5Mais, en plus de s’attacher à décrire avec précision un système complexe, le livre de Sylvain Souchaud nous fait également pénétrer à l’intérieur des ateliers, grâce à l’adhésion de l’auteur à une démarche ouvertement ethnographique. Les photos et les descriptions nous permettent de voir ainsi les hommes et les femmes au travail dans de petites pièces encombrées de machines et de pans de tissus. Souchaud décrit la convivialité de lieux de travail qui sont aussi des lieux de vie avec parfois des enfants circulant d’une pièce à l’autre.

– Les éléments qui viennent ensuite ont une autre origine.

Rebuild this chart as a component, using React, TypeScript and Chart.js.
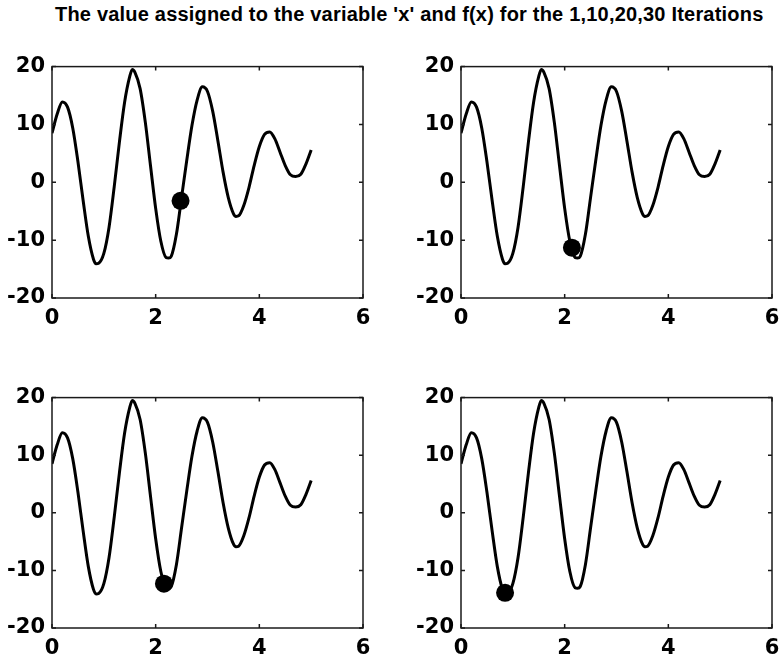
import React, { useEffect, useRef } from "react";
import { Chart, registerables } from "chart.js";

Chart.register(...registerables);

const TITLE = "The value assigned to the variable 'x' and f(x) for the 1,10,20,30 Iterations";

const xValues = [0, 0.1, 0.2, 0.3, 0.4, 0.5, 0.6, 0.7, 0.8, 0.85, 0.9, 1.0, 1.1, 1.2, 1.3, 1.4, 1.5, 1.55, 1.6, 1.7, 1.8, 1.9, 2.0, 2.1, 2.2, 2.25, 2.3, 2.4, 2.5, 2.6, 2.7, 2.8, 2.9, 3.0, 3.1, 3.2, 3.3, 3.4, 3.5, 3.55, 3.6, 3.7, 3.8, 3.9, 4.0, 4.1, 4.2, 4.3, 4.4, 4.5, 4.6, 4.7, 4.8, 4.9, 5.0];
const fValues = [8.5, 11.8, 13.9, 13.0, 9.4, 3.6, -3.1, -9.3, -13.3, -14.1, -14.0, -12.3, -7.8, -0.8, 6.9, 13.8, 18.3, 19.5, 19.0, 16.2, 10.4, 2.9, -4.5, -10.2, -13.0, -13.1, -12.8, -9.0, -2.6, 3.8, 9.8, 14.2, 16.5, 15.7, 12.3, 7.2, 1.8, -2.6, -5.4, -5.9, -5.8, -4.0, -0.9, 2.9, 6.2, 8.3, 8.7, 7.5, 5.2, 2.9, 1.3, 1.0, 1.4, 3.2, 5.6];

// best individual at iterations 1, 10, 20, 30
const iterationX = [2.48, 2.14, 2.16, 0.85];
const iterationF = [-3.2, -11.3, -12.3, -13.9];

const xTicks = [0, 2, 4, 6];
const yTicks = [-20, -10, 0, 10, 20];

const PANELS = [
  { left: 52, top: 61, height: 237 },
  { left: 461, top: 61, height: 237 },
  { left: 52, top: 392, height: 236 },
  { left: 461, top: 392, height: 236 },
];
const PLOT_W = 311;
const YAXIS_W = 52;
const PAD_TOP = 14;
const PAD_RIGHT = 20;
const XAXIS_H = 34;

const tickFont = { family: "'DejaVu Sans', sans-serif", size: 21, weight: "bold" as const };

const boxPlugin = {
  id: "matlabBox",
  afterDraw(chart: any) {
    const { ctx, chartArea: a, scales } = chart;
    ctx.save();
    ctx.strokeStyle = "#1a1a1a";
    ctx.lineWidth = 1.5;
    ctx.strokeRect(a.left, a.top, a.right - a.left, a.bottom - a.top);
    const tl = 4;
    ctx.beginPath();
    for (const v of xTicks) {
      const px = scales.x.getPixelForValue(v);
      ctx.moveTo(px, a.bottom);
      ctx.lineTo(px, a.bottom - tl);
      ctx.moveTo(px, a.top);
      ctx.lineTo(px, a.top + tl);
    }
    for (const v of yTicks) {
      const py = scales.y.getPixelForValue(v);
      ctx.moveTo(a.left, py);
      ctx.lineTo(a.left + tl, py);
      ctx.moveTo(a.right, py);
      ctx.lineTo(a.right - tl, py);
    }
    ctx.stroke();
    ctx.restore();
  },
};

function Panel({ idx, left, top, height }: { idx: number; left: number; top: number; height: number }) {
  const ref = useRef<HTMLCanvasElement>(null);
  const cw = YAXIS_W + PLOT_W + PAD_RIGHT;
  const ch = PAD_TOP + height + XAXIS_H;
  useEffect(() => {
    const canvas = ref.current!;
    const chart = new Chart(canvas, {
      type: "scatter",
      data: {
        datasets: [
          {
            data: [{ x: iterationX[idx], y: iterationF[idx] }],
            pointRadius: 9,
            pointBackgroundColor: "#000",
            pointBorderColor: "#000",
            borderWidth: 0,
            showLine: false,
          },
          {
            data: xValues.map((x, i) => ({ x, y: fValues[i] })),
            showLine: true,
            pointRadius: 0,
            borderColor: "#000",
            borderWidth: 3,
            cubicInterpolationMode: "monotone",
            fill: false,
          },
        ],
      },
      options: {
        animation: false,
        responsive: false,
        events: [],
        layout: { padding: { top: PAD_TOP, right: PAD_RIGHT, left: 0, bottom: 0 } },
        plugins: { legend: { display: false }, tooltip: { enabled: false }, title: { display: false } },
        scales: {
          x: {
            type: "linear",
            min: 0,
            max: 6,
            afterBuildTicks: (s: any) => {
              s.ticks = xTicks.map((v) => ({ value: v }));
            },
            afterFit: (s: any) => {
              s.height = XAXIS_H;
            },
            grid: { display: false, drawTicks: false },
            border: { display: false },
            ticks: { padding: 8, color: "#000", font: tickFont, maxRotation: 0, autoSkip: false },
          },
          y: {
            type: "linear",
            min: -20,
            max: 20,
            afterBuildTicks: (s: any) => {
              s.ticks = yTicks.map((v) => ({ value: v }));
            },
            afterFit: (s: any) => {
              s.width = YAXIS_W;
            },
            grid: { display: false, drawTicks: false },
            border: { display: false },
            ticks: { padding: 7, color: "#000", font: tickFont, autoSkip: false },
          },
        },
      } as any,
      plugins: [boxPlugin],
    });
    return () => chart.destroy();
  }, [idx]);
  return (
    <canvas
      ref={ref}
      width={cw}
      height={ch}
      style={{ position: "absolute", left: left - YAXIS_W, top: top - PAD_TOP, width: cw, height: ch }}
    />
  );
}

export default function App() {
  return (
    <div
      style={{
        position: "absolute",
        left: 0,
        top: 0,
        width: 783,
        height: 664,
        background: "#fff",
        overflow: "hidden",
      }}
    >
      <div
        style={{
          position: "absolute",
          left: 55,
          top: 4,
          font: "bold 20px 'Liberation Sans', Arial, sans-serif",
          lineHeight: "20px",
          letterSpacing: "0.2px",
          whiteSpace: "nowrap",
          color: "#000",
        }}
      >
        {TITLE}
      </div>
      {PANELS.map((p, i) => (
        <Panel key={i} idx={i} left={p.left} top={p.top} height={p.height} />
      ))}
    </div>
  );
}
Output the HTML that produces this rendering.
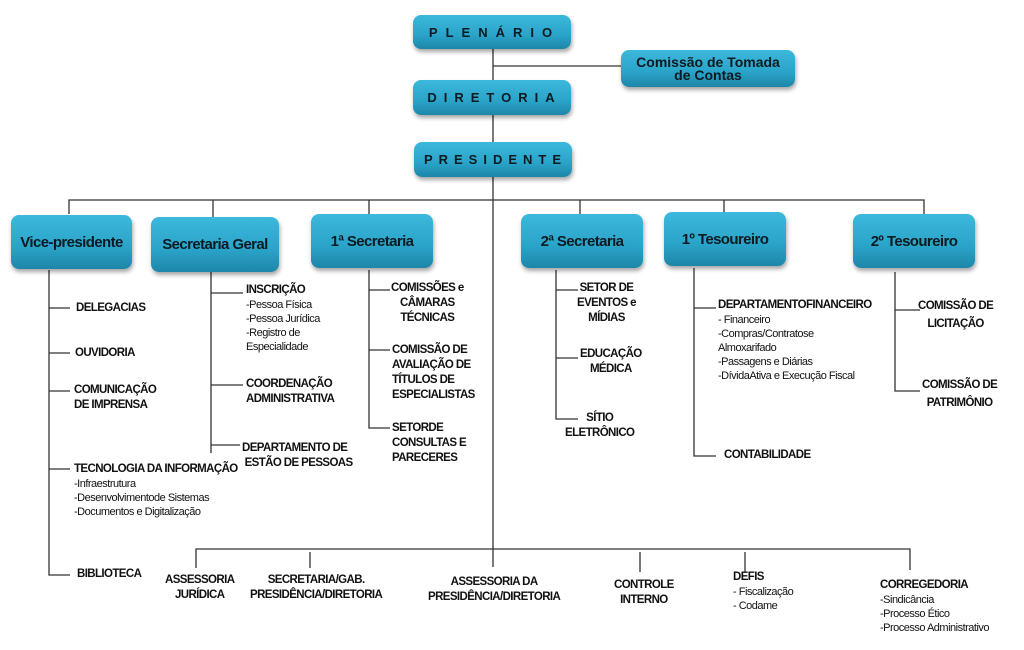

Les comptes rendus d’entretiens nous permettent également de comprendre les stratégies migratoires et professionnelles. Les Paraguayens et Boliviens viennent ainsi à São Paulo dans le but explicite de travailler dans la confection, en général sur indication de parents. Issus de certaines régions plutôt que d’autres, ce sont plus souvent des hommes qui transitent par des villes importantes de leur propre pays avant de rejoindre le Brésil. Certains se contentent d’accumuler un petit capital leur permettant de retour chez eux de concrétiser un projet foncier ou professionnel. D’autres, plus rares, acquièrent des compétences recherchées dans la confection, notamment celles de mécaniciens sur machines à coudre, voire se lancent dans l’installation à leur compte. La surexploitation des débuts est donc supportée comme le prix à payer pour l’insertion dans l’économie pauliste et l’accumulation d’un capital financier, relationnel et technique. L’auteur relativise donc les accusations d’esclavagisme qui accablent le secteur dans la presse brésilienne. Si les conditions de travail sont dures, elles sont acceptées comme un pis-aller et sont souvent compensées par des formes de paternalisme destinées à limiter le turn-over selon des logiques qui ne sont d’ailleurs pas sans rappeler le BTP. On peut cependant remarquer que l’aspect politique du fonctionnement du système de la confection a peu intéressé Sylvain Souchaud qui insiste plutôt sur les relations entre l’espace et l’activité. De même, s’il montre bien comment ce secteur, à l’instar du BTP, organise l’entrée et l’adaptation des migrants, il porte son attention de préférence sur les étrangers alors que les Brésiliens et notamment les Nordestins y sont encore nombreux.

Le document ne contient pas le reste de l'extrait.